→ **TASK GOAL**
Count the lines below that contain the word "React", and reply with that number alone.

→ **MATERIAL PROVIDED**
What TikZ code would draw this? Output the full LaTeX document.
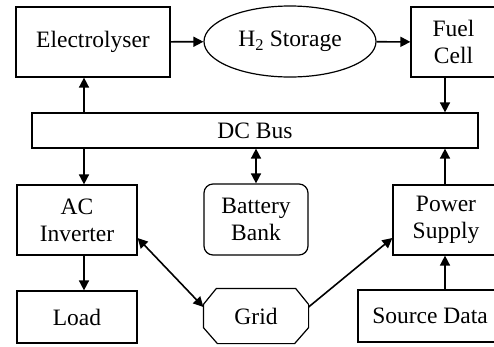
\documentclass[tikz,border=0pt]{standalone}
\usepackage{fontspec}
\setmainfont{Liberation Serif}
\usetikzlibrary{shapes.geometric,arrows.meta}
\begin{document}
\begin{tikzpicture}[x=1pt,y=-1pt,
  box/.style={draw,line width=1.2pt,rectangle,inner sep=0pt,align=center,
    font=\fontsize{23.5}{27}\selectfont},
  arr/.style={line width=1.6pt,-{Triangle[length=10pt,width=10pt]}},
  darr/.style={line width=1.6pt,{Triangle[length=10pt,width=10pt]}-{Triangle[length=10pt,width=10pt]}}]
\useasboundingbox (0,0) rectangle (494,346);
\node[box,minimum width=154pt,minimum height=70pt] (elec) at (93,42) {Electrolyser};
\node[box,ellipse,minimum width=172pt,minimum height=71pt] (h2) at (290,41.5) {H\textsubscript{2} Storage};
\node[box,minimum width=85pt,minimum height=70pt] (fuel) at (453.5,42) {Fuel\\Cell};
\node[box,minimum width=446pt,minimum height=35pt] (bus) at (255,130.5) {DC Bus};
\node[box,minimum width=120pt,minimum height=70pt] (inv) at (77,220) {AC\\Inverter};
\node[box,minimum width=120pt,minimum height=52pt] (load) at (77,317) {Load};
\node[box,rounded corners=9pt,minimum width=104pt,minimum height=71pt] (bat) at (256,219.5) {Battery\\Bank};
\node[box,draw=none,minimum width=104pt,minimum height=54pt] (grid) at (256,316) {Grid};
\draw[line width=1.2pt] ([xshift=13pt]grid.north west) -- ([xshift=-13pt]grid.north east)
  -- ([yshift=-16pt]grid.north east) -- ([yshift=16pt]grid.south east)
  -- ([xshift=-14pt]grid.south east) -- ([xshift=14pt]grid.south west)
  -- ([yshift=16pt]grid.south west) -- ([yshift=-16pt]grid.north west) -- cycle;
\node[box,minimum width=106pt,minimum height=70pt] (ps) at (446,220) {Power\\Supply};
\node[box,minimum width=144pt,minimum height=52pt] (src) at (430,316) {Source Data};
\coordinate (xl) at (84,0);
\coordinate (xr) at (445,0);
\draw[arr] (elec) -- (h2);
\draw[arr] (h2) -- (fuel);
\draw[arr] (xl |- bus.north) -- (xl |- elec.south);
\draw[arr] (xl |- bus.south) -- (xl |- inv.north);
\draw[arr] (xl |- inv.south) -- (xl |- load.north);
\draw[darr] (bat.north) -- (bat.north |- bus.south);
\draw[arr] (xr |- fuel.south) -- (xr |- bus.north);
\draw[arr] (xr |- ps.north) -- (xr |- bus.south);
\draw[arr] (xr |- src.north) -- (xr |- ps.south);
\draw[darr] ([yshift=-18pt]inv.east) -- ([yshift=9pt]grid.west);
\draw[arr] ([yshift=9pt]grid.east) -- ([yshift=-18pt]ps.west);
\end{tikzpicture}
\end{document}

--

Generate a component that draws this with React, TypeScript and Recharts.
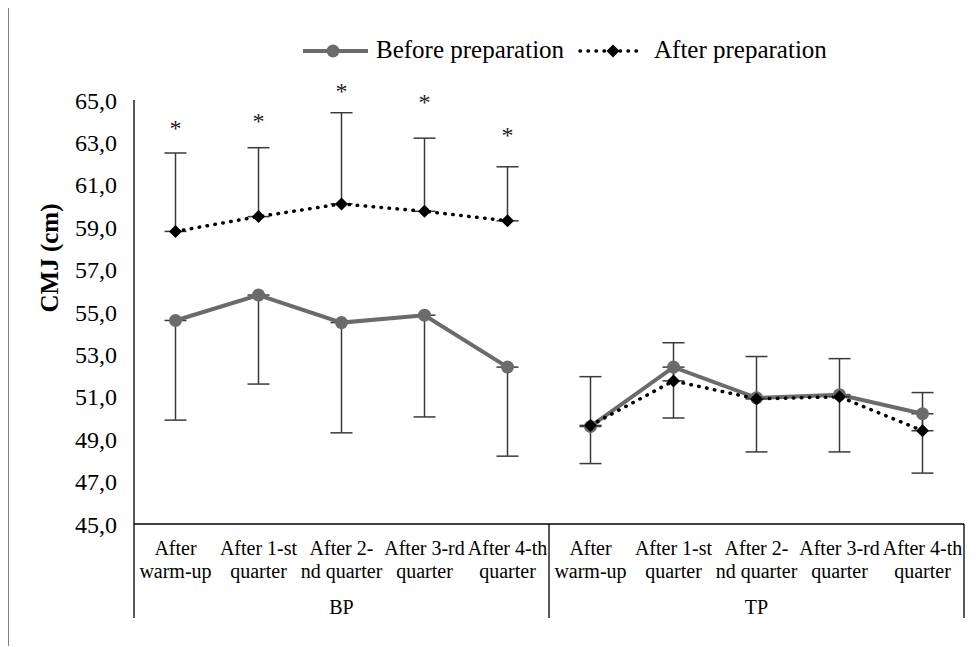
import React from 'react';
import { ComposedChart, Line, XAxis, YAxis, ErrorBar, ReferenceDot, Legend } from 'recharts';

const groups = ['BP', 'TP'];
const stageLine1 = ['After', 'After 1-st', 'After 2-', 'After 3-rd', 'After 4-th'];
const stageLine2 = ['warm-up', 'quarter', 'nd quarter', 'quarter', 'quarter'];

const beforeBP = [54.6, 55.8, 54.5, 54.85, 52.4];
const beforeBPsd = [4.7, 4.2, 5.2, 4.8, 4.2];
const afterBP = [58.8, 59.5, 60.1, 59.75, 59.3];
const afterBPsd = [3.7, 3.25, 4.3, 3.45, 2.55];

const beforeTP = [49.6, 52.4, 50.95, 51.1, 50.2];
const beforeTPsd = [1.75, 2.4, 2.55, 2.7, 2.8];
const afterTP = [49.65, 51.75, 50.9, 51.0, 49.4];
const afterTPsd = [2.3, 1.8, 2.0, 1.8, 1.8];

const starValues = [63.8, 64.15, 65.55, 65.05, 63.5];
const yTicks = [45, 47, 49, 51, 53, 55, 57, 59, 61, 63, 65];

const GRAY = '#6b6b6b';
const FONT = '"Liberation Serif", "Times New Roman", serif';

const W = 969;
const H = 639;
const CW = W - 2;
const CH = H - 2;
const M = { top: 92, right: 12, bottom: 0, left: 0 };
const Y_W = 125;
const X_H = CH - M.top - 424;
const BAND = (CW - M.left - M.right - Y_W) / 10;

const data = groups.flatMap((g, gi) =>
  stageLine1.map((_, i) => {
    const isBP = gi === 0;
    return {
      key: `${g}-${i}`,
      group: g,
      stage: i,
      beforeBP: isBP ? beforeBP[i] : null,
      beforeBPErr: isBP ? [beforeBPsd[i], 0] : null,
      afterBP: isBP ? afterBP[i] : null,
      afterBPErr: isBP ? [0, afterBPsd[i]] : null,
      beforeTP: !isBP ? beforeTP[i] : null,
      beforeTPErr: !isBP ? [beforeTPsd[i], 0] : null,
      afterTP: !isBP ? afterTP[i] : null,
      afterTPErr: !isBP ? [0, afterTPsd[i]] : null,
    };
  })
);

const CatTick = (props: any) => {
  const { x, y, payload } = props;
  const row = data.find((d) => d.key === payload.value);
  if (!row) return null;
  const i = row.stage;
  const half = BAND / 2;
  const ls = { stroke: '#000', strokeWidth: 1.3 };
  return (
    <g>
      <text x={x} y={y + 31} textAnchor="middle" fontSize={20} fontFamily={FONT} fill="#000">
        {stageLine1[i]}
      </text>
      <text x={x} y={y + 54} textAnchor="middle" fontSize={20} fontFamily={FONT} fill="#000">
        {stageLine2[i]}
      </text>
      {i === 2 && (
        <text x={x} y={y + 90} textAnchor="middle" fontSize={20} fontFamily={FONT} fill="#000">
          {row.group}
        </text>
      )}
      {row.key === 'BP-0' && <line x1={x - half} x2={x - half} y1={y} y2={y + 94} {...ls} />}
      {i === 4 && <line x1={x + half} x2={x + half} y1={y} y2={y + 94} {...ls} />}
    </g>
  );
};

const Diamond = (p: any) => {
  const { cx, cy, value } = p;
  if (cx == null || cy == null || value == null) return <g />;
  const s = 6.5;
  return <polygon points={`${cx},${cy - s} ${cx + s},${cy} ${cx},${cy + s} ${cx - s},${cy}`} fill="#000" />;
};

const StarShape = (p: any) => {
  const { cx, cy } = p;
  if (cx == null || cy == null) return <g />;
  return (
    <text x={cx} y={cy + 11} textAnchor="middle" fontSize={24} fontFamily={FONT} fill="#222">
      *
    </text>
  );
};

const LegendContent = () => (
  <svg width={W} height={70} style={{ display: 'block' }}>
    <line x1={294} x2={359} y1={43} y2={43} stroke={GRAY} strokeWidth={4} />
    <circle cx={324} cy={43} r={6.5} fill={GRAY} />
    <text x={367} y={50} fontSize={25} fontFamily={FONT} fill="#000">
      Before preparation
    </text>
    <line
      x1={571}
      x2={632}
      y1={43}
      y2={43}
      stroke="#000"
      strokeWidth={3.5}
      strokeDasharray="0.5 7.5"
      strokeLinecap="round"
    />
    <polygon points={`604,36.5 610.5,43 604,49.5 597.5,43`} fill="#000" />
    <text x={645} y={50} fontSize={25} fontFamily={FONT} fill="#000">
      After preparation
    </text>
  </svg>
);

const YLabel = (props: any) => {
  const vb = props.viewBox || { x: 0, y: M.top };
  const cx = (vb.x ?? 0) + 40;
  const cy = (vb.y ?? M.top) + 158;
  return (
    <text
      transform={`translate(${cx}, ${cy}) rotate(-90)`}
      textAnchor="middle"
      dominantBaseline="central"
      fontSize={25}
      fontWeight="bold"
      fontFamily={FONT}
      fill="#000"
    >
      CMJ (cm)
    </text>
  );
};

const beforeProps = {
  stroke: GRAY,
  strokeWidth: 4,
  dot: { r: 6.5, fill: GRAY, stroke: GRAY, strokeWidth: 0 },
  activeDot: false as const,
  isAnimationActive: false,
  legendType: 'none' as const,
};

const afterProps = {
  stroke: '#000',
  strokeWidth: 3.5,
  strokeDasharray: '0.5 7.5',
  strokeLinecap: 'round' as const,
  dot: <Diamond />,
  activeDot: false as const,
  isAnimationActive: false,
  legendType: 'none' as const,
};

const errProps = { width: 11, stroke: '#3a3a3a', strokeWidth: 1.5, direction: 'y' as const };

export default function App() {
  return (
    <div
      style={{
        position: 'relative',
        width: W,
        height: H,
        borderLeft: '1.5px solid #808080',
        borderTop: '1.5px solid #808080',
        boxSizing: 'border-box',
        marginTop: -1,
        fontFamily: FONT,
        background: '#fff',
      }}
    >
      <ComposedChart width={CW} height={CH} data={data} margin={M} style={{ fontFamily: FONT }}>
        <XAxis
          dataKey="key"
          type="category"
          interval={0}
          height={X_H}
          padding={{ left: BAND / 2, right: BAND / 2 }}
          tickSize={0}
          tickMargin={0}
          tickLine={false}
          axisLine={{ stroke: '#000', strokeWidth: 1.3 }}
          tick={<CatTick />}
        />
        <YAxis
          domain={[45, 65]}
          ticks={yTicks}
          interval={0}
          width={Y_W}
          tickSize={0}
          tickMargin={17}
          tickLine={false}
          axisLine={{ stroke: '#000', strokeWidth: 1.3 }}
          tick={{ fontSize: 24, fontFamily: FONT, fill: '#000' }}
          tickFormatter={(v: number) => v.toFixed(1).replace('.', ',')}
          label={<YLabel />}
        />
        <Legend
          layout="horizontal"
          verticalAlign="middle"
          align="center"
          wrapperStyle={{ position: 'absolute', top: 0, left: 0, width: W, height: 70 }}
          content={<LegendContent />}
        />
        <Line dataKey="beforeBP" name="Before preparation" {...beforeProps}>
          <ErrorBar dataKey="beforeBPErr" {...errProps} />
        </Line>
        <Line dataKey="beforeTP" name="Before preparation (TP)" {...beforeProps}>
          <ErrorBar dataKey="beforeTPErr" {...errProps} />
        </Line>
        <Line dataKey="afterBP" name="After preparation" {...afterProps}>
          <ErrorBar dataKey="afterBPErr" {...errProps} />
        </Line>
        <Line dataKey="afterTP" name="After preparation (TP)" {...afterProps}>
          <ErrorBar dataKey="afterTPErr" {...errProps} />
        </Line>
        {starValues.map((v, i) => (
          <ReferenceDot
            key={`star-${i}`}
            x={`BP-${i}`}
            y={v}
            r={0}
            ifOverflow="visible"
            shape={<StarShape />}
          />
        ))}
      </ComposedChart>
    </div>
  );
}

→ **RESULT BELOW**
2